* Charts and diagrams as code:
◆ ◆ ◆ ◆

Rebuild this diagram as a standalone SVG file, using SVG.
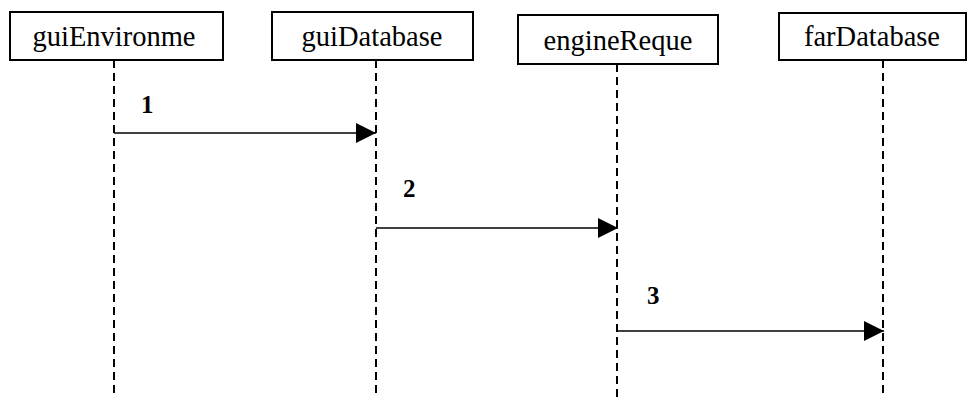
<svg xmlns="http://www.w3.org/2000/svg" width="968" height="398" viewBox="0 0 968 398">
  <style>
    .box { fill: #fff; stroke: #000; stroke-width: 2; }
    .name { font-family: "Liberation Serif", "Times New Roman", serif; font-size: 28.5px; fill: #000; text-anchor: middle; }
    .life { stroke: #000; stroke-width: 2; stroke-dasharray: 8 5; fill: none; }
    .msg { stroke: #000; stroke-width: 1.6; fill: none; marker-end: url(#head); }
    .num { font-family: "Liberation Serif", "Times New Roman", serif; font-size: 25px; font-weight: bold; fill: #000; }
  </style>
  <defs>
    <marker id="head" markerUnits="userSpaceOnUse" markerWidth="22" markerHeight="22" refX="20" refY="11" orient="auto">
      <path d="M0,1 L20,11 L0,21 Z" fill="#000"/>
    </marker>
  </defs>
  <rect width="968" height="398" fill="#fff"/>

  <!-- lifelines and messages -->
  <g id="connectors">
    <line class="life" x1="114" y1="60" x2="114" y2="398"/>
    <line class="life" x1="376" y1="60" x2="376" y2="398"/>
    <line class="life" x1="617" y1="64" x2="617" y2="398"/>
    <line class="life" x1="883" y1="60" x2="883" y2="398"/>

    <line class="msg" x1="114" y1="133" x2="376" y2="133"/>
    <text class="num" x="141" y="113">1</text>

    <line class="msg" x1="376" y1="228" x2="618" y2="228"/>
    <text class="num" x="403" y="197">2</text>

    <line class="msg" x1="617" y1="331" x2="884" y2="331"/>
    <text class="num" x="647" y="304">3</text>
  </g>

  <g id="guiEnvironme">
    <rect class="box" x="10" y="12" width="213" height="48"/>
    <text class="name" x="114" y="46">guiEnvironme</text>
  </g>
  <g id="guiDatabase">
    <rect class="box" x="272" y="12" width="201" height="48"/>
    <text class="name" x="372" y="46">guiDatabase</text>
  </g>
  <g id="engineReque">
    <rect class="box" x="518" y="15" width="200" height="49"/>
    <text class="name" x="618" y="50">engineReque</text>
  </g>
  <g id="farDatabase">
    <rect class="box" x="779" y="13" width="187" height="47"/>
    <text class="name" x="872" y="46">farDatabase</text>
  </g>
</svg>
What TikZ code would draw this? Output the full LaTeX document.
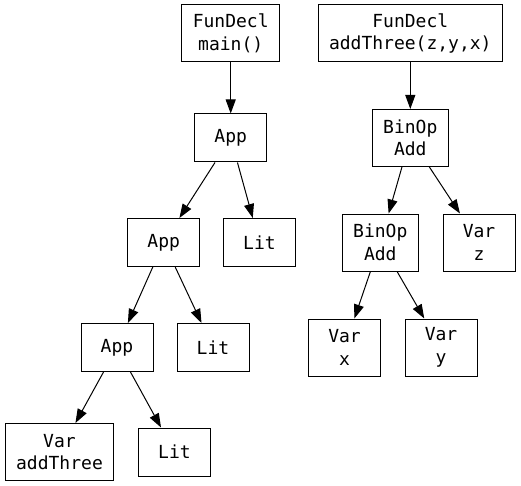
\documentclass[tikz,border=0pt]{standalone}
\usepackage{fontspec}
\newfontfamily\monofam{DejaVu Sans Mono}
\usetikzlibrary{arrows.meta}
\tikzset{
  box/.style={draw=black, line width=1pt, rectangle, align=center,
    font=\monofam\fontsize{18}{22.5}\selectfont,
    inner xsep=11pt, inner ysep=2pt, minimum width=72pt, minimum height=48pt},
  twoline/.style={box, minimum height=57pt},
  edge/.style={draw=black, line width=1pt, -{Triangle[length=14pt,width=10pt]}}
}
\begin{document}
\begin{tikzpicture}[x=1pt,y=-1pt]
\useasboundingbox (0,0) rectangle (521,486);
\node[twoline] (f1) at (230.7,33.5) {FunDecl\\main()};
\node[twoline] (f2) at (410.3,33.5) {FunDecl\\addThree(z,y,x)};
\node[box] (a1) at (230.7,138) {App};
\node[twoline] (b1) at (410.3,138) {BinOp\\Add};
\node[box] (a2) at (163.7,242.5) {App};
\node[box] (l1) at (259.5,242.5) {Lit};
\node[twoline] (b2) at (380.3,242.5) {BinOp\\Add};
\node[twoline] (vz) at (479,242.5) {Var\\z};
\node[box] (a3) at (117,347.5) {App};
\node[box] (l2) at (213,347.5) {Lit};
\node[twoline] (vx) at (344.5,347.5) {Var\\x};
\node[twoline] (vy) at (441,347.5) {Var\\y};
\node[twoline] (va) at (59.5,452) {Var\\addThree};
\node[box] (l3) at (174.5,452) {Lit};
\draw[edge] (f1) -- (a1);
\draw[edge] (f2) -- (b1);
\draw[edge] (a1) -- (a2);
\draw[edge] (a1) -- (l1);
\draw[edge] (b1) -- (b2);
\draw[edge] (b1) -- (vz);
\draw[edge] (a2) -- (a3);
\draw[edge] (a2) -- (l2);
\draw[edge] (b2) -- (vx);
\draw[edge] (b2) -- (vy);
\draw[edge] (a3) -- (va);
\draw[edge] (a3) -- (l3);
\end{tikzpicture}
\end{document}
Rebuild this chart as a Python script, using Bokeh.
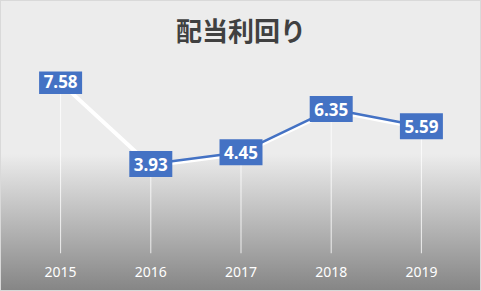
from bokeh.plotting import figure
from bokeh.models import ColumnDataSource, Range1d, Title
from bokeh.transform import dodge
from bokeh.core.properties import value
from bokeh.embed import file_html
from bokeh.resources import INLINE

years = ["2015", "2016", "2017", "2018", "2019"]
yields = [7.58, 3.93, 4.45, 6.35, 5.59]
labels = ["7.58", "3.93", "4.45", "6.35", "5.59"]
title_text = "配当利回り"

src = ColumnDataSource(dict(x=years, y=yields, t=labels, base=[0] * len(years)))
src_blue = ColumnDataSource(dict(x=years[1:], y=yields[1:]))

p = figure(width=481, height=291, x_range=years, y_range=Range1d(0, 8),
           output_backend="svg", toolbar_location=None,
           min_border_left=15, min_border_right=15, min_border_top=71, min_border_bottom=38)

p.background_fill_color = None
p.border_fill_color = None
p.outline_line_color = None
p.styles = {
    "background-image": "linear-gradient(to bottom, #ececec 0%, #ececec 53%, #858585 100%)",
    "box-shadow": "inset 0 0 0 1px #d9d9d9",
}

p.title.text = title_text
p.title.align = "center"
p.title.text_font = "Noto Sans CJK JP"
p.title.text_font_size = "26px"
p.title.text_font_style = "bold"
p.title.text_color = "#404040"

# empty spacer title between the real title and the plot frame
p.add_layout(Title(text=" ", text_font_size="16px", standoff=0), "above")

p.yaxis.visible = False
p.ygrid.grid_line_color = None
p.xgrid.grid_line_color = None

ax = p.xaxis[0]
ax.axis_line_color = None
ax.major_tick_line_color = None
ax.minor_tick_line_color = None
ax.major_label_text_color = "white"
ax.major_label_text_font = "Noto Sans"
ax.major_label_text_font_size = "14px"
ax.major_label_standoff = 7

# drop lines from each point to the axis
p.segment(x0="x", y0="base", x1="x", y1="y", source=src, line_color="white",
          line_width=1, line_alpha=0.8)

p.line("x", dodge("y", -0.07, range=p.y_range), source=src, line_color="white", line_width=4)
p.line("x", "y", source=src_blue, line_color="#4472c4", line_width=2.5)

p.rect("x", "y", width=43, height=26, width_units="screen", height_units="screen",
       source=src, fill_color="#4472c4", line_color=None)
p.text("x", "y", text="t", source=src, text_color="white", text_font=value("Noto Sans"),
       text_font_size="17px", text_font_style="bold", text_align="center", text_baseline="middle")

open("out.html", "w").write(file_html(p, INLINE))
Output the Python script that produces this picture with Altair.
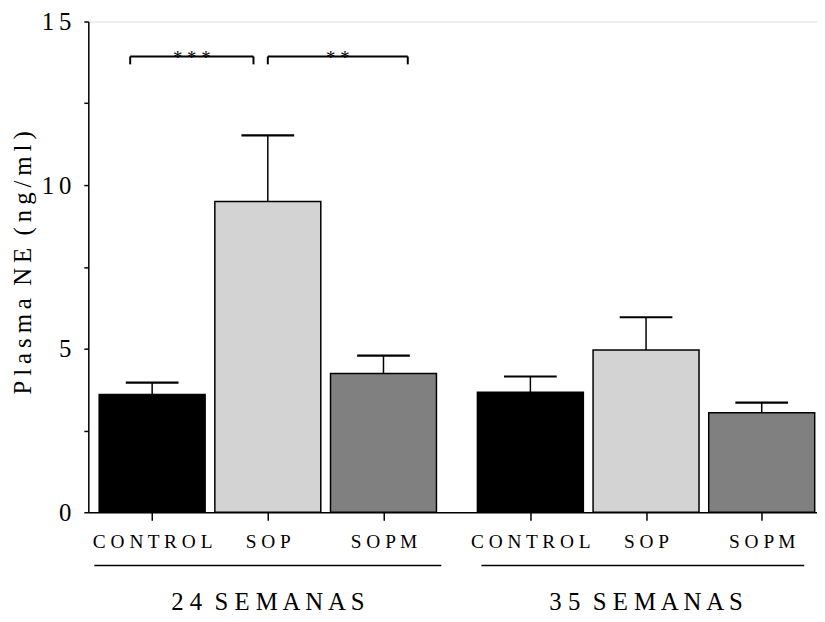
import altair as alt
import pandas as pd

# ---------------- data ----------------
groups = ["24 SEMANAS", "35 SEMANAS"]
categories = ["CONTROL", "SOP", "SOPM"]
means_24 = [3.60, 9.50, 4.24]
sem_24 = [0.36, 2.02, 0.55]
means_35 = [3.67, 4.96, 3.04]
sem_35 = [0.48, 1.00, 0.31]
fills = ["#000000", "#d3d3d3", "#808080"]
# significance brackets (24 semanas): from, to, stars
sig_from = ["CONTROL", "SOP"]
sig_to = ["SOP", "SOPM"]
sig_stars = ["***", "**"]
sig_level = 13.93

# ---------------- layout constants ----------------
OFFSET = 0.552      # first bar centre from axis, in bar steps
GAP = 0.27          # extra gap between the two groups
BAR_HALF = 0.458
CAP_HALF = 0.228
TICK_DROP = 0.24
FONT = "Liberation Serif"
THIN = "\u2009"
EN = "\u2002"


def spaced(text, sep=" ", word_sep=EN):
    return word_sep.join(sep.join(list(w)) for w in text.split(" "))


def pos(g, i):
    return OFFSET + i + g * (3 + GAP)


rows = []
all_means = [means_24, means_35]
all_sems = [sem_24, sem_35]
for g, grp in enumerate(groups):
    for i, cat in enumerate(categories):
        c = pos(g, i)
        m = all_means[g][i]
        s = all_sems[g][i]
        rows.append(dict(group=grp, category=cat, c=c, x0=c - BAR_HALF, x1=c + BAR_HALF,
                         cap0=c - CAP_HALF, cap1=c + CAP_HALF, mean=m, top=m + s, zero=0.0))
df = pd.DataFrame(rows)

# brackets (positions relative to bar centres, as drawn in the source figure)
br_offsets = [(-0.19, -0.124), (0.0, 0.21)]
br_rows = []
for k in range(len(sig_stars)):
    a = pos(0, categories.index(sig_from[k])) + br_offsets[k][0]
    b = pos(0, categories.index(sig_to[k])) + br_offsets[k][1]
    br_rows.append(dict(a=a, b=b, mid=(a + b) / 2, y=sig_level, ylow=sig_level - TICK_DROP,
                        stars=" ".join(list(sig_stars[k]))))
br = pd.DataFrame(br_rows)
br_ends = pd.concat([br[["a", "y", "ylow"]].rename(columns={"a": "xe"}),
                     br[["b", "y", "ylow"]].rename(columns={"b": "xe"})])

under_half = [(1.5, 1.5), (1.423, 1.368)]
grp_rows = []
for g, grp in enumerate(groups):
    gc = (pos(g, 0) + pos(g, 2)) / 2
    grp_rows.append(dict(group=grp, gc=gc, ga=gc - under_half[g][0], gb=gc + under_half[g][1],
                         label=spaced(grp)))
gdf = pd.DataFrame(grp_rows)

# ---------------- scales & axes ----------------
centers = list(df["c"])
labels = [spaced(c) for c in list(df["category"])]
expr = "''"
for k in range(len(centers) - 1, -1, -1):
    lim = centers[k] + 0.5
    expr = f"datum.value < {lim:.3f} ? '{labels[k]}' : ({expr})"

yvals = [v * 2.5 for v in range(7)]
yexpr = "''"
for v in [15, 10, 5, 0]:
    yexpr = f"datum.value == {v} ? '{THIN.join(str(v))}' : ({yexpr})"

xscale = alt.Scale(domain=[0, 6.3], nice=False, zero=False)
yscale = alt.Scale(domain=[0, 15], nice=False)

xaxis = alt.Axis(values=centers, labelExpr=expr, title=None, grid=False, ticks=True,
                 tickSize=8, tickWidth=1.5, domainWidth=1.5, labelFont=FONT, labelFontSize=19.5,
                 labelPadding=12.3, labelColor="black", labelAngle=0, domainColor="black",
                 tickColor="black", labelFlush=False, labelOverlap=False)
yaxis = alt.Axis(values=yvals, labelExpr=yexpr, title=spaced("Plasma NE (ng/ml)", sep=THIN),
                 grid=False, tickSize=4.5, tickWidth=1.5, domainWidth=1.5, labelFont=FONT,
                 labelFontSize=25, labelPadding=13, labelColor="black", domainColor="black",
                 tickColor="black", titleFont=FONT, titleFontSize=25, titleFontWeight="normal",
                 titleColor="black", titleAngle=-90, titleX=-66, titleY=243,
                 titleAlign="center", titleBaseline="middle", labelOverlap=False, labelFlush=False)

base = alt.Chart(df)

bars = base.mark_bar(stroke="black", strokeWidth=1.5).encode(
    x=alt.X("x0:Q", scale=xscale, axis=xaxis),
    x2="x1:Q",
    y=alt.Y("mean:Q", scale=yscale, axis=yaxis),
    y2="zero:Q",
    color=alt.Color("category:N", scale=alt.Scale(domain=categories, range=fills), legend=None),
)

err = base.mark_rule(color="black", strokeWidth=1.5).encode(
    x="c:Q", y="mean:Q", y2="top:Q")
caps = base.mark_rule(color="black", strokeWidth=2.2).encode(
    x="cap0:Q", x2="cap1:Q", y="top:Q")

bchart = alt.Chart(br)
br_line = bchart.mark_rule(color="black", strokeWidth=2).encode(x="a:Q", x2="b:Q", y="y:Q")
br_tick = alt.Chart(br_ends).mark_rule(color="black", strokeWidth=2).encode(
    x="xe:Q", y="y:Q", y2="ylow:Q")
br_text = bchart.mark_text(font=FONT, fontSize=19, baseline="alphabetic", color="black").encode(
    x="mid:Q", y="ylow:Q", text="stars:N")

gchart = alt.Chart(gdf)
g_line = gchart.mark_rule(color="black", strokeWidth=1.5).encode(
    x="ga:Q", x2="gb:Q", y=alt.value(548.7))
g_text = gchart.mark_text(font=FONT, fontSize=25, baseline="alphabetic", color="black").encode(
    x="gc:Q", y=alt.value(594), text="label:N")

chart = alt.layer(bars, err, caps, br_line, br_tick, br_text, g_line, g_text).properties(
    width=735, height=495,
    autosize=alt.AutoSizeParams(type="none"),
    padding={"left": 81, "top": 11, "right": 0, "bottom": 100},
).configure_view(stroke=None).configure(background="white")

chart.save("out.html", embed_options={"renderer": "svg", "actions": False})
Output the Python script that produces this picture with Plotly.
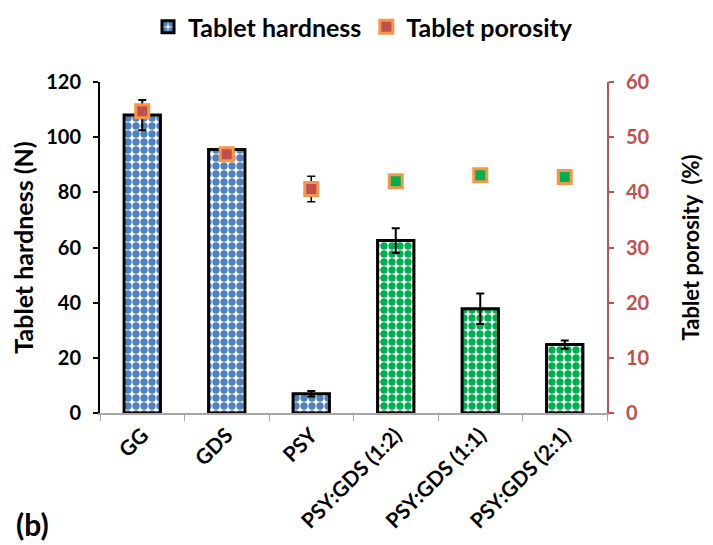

◆ ◆ ◆ ◆

* PROBLEM DETAILS: Only the lines between the one with "Output the Python script that produces this picture with Altair." and the one with "import pandas as pd", those two included, get copied from the material above. Keep it exact and free of pictures.

* TASK RESPONSE:
Output the Python script that produces this picture with Altair.
import altair as alt
import pandas as pd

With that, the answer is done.